• _Exercise goal_: Using the listing below, output only the lines from the one that contains "Generate a Python" through the one that contains "HALF_WIDTH = 0.14", inclusive, exactly as given and without images.

• _The input_:

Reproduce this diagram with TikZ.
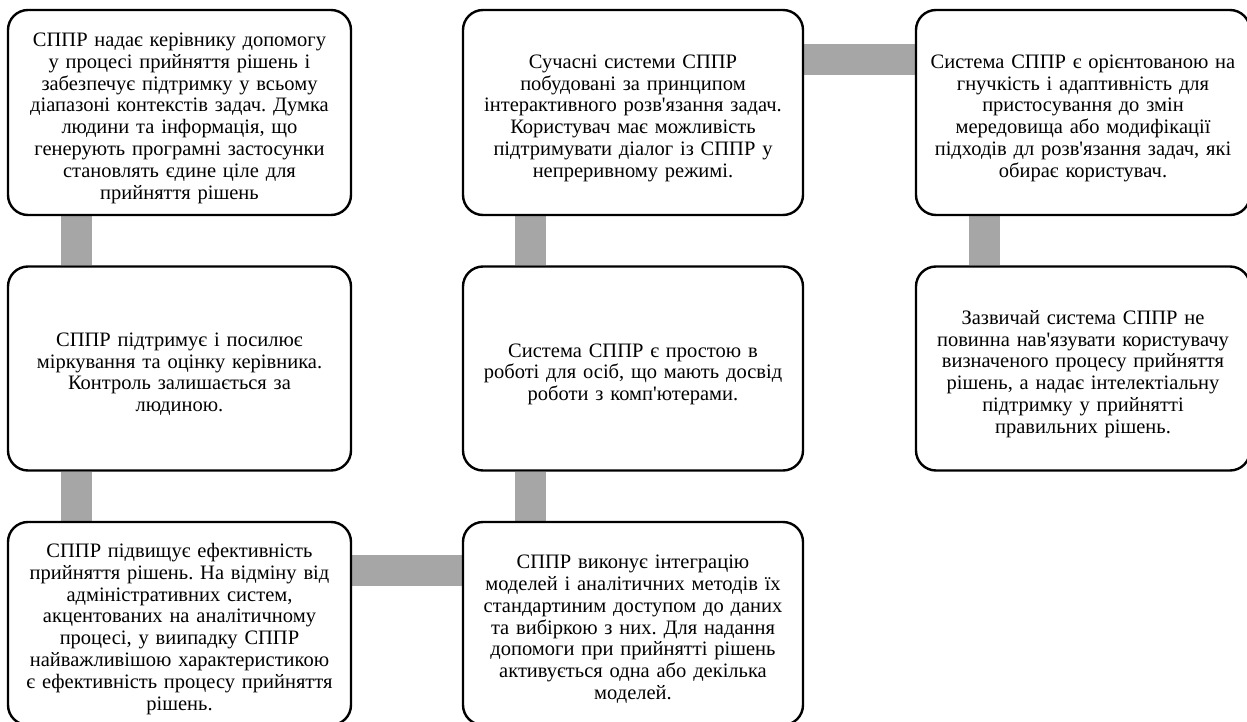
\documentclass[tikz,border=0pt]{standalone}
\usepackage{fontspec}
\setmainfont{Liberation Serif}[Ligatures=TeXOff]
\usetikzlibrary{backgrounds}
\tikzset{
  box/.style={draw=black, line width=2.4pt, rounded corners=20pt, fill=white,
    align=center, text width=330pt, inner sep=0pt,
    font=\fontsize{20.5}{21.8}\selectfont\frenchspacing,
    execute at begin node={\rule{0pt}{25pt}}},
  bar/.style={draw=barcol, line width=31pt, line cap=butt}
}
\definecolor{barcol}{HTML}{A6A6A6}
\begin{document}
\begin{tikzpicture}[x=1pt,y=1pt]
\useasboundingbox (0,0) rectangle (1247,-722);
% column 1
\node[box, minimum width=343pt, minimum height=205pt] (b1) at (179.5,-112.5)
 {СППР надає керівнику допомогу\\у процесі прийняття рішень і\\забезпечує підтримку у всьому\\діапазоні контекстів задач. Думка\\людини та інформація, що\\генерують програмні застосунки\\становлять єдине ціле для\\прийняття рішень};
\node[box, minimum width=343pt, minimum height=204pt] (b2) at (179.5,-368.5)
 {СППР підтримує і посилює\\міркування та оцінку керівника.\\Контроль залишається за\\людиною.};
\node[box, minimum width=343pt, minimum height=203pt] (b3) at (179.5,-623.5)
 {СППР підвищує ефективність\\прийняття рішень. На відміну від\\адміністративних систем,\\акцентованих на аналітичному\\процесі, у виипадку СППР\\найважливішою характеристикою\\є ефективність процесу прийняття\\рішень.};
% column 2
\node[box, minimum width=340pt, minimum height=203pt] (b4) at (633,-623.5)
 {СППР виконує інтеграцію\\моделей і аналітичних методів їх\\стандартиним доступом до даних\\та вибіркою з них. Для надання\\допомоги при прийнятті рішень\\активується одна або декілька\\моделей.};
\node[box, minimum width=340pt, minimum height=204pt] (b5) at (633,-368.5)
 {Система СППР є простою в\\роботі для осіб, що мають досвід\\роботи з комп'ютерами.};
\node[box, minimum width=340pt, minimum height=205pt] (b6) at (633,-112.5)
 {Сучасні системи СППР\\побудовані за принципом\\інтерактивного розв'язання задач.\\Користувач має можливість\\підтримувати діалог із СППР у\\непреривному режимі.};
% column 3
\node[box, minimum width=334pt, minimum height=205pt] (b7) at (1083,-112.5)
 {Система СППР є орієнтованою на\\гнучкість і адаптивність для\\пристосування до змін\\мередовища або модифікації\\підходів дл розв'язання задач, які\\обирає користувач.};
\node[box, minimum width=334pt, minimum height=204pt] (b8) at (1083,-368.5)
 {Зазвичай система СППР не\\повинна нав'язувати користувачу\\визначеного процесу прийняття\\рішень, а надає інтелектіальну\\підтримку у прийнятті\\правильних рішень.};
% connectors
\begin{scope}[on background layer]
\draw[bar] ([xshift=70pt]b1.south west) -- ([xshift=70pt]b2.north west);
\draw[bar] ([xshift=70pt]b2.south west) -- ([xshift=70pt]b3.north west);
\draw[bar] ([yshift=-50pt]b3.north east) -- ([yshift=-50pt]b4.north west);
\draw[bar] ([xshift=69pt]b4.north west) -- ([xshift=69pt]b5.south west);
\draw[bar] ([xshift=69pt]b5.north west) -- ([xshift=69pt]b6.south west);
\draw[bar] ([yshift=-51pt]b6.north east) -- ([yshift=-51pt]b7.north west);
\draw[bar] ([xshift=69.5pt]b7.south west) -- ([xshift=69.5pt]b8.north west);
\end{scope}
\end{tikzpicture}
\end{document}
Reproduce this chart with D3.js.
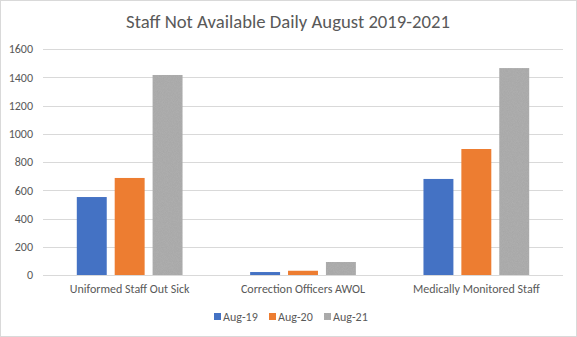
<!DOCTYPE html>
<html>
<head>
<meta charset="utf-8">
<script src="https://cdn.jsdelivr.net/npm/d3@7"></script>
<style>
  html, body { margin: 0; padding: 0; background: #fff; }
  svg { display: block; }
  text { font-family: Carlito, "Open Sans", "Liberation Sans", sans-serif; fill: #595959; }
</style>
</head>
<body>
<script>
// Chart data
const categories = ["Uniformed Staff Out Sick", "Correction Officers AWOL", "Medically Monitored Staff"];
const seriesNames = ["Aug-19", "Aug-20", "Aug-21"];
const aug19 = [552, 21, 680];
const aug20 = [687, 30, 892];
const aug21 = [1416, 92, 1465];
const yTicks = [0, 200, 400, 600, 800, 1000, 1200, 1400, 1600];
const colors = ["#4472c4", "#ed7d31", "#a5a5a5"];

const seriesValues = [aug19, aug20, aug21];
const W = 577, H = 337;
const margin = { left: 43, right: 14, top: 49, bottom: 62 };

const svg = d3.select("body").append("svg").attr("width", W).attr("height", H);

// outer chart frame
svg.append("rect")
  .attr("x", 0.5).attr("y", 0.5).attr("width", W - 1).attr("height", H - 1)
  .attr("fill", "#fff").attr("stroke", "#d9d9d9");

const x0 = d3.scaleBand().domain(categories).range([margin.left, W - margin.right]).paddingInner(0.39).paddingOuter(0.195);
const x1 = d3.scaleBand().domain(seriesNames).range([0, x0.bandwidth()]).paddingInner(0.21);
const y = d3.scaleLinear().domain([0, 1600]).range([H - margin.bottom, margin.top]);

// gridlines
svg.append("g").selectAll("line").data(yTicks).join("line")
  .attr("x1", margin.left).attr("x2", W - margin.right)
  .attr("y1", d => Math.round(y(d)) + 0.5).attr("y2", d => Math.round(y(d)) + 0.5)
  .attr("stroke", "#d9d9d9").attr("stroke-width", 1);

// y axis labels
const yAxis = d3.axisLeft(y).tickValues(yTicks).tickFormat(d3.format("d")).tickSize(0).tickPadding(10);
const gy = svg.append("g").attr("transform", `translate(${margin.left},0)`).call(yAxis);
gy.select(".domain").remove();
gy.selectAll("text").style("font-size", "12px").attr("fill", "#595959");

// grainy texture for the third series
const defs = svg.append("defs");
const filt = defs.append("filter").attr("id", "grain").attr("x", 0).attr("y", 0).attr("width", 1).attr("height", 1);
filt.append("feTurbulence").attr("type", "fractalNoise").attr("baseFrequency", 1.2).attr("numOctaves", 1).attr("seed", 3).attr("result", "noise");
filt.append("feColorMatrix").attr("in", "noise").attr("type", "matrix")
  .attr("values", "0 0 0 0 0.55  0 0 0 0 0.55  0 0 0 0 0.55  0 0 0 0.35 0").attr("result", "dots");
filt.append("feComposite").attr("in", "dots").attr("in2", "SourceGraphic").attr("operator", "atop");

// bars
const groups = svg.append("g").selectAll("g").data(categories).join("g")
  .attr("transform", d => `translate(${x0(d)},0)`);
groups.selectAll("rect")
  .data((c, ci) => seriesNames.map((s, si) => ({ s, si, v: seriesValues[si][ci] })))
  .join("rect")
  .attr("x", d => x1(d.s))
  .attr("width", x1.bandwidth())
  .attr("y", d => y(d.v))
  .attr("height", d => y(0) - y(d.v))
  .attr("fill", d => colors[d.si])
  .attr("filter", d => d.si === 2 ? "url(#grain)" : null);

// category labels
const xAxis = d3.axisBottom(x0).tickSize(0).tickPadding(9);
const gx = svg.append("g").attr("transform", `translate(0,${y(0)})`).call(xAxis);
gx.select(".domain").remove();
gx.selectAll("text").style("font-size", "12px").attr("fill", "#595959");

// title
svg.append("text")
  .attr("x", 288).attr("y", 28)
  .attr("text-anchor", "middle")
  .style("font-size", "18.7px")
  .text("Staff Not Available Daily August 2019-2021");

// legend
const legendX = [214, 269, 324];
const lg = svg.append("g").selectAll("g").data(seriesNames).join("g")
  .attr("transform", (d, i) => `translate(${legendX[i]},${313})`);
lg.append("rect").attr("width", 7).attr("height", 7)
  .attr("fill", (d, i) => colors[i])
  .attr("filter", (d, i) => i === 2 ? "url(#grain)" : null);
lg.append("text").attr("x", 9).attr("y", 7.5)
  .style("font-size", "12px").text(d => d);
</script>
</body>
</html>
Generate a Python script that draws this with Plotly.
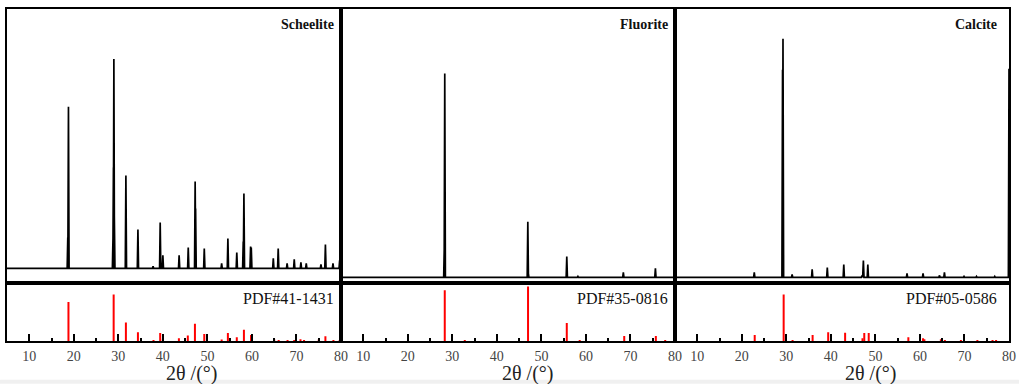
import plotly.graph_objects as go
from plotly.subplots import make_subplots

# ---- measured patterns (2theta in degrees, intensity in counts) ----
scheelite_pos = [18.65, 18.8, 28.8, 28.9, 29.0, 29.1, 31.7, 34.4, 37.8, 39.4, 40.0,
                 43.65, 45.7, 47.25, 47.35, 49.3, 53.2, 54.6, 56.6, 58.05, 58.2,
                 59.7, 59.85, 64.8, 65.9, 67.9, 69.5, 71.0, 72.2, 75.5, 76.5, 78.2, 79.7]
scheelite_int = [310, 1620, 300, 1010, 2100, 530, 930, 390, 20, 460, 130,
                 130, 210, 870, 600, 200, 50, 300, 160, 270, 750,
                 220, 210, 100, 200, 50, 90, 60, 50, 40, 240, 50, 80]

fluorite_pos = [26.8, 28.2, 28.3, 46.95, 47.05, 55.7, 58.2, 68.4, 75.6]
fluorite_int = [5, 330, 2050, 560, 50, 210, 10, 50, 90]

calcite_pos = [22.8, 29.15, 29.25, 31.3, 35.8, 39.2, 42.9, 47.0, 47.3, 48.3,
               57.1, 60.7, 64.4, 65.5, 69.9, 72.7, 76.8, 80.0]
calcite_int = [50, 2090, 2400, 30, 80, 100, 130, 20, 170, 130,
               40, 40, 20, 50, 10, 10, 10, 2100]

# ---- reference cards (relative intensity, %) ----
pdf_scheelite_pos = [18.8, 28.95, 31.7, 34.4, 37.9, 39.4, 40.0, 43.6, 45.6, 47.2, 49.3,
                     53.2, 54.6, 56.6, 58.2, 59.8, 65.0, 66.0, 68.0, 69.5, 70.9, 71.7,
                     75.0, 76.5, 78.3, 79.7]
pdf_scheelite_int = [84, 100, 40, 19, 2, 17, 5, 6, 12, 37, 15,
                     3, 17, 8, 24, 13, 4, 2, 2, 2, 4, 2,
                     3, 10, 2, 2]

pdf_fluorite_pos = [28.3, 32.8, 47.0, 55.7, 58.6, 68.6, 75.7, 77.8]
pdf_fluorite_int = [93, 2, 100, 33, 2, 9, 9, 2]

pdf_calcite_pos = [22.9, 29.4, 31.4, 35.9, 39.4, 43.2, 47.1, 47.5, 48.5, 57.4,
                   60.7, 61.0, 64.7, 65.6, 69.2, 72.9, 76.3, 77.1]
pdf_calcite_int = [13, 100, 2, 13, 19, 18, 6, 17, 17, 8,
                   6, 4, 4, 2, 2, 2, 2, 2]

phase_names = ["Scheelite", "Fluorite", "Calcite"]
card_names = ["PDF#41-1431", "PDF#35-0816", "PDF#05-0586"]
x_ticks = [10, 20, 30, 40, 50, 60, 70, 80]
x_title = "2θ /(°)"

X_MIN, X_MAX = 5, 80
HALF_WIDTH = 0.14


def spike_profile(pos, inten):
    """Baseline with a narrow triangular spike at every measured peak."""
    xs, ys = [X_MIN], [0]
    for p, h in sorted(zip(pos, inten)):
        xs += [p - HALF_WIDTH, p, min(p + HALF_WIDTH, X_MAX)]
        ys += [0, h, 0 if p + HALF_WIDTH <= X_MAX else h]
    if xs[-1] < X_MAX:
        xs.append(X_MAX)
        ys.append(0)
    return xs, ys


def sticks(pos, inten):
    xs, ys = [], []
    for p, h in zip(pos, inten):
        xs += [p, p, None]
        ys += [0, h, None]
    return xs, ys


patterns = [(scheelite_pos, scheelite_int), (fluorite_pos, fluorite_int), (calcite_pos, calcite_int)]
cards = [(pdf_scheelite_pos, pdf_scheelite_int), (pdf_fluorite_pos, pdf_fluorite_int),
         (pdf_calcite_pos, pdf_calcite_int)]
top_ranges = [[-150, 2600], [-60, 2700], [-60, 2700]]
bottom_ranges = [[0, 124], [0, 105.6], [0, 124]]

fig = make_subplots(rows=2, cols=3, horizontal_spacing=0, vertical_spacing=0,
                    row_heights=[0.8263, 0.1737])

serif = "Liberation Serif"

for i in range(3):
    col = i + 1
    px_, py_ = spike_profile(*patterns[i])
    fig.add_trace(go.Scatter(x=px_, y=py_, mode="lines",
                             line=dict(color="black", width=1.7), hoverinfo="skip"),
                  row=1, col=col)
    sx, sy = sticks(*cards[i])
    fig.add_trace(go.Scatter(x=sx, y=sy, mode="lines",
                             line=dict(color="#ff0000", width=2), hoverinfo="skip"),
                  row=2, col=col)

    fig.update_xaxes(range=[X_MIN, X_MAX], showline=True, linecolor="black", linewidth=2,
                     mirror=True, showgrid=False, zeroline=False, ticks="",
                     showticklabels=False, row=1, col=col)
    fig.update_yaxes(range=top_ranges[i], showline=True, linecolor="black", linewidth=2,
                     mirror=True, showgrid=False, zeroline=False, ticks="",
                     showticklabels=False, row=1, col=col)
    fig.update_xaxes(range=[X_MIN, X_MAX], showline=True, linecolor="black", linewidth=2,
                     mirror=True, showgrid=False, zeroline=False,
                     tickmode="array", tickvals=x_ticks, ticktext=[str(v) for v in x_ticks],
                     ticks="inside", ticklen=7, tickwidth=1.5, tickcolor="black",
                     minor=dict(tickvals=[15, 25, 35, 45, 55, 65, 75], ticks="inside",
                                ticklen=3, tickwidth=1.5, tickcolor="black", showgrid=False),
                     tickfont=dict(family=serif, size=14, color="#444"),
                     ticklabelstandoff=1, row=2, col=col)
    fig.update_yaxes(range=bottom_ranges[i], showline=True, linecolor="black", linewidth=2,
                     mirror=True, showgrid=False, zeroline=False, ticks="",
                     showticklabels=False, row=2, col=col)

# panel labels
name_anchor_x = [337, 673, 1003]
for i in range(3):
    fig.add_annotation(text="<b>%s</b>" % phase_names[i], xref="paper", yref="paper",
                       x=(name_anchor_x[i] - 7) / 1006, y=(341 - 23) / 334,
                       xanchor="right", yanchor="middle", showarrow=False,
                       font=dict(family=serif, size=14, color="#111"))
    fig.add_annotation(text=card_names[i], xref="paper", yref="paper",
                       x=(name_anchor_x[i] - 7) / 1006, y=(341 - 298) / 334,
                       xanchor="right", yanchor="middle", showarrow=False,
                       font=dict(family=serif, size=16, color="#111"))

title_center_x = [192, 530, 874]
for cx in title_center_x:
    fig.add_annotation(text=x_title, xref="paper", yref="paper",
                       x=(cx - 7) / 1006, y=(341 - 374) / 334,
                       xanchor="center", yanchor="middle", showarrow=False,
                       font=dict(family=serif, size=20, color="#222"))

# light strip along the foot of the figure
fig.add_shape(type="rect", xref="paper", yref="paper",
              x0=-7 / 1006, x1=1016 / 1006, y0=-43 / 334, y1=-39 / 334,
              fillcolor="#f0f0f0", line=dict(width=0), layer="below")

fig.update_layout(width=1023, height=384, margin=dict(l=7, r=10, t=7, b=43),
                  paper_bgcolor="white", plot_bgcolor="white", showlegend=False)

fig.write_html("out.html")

• _Exercise output_:
Generate a Python script that draws this with Plotly.
import plotly.graph_objects as go
from plotly.subplots import make_subplots

# ---- measured patterns (2theta in degrees, intensity in counts) ----
scheelite_pos = [18.65, 18.8, 28.8, 28.9, 29.0, 29.1, 31.7, 34.4, 37.8, 39.4, 40.0,
                 43.65, 45.7, 47.25, 47.35, 49.3, 53.2, 54.6, 56.6, 58.05, 58.2,
                 59.7, 59.85, 64.8, 65.9, 67.9, 69.5, 71.0, 72.2, 75.5, 76.5, 78.2, 79.7]
scheelite_int = [310, 1620, 300, 1010, 2100, 530, 930, 390, 20, 460, 130,
                 130, 210, 870, 600, 200, 50, 300, 160, 270, 750,
                 220, 210, 100, 200, 50, 90, 60, 50, 40, 240, 50, 80]

fluorite_pos = [26.8, 28.2, 28.3, 46.95, 47.05, 55.7, 58.2, 68.4, 75.6]
fluorite_int = [5, 330, 2050, 560, 50, 210, 10, 50, 90]

calcite_pos = [22.8, 29.15, 29.25, 31.3, 35.8, 39.2, 42.9, 47.0, 47.3, 48.3,
               57.1, 60.7, 64.4, 65.5, 69.9, 72.7, 76.8, 80.0]
calcite_int = [50, 2090, 2400, 30, 80, 100, 130, 20, 170, 130,
               40, 40, 20, 50, 10, 10, 10, 2100]

# ---- reference cards (relative intensity, %) ----
pdf_scheelite_pos = [18.8, 28.95, 31.7, 34.4, 37.9, 39.4, 40.0, 43.6, 45.6, 47.2, 49.3,
                     53.2, 54.6, 56.6, 58.2, 59.8, 65.0, 66.0, 68.0, 69.5, 70.9, 71.7,
                     75.0, 76.5, 78.3, 79.7]
pdf_scheelite_int = [84, 100, 40, 19, 2, 17, 5, 6, 12, 37, 15,
                     3, 17, 8, 24, 13, 4, 2, 2, 2, 4, 2,
                     3, 10, 2, 2]

pdf_fluorite_pos = [28.3, 32.8, 47.0, 55.7, 58.6, 68.6, 75.7, 77.8]
pdf_fluorite_int = [93, 2, 100, 33, 2, 9, 9, 2]

pdf_calcite_pos = [22.9, 29.4, 31.4, 35.9, 39.4, 43.2, 47.1, 47.5, 48.5, 57.4,
                   60.7, 61.0, 64.7, 65.6, 69.2, 72.9, 76.3, 77.1]
pdf_calcite_int = [13, 100, 2, 13, 19, 18, 6, 17, 17, 8,
                   6, 4, 4, 2, 2, 2, 2, 2]

phase_names = ["Scheelite", "Fluorite", "Calcite"]
card_names = ["PDF#41-1431", "PDF#35-0816", "PDF#05-0586"]
x_ticks = [10, 20, 30, 40, 50, 60, 70, 80]
x_title = "2θ /(°)"

X_MIN, X_MAX = 5, 80
HALF_WIDTH = 0.14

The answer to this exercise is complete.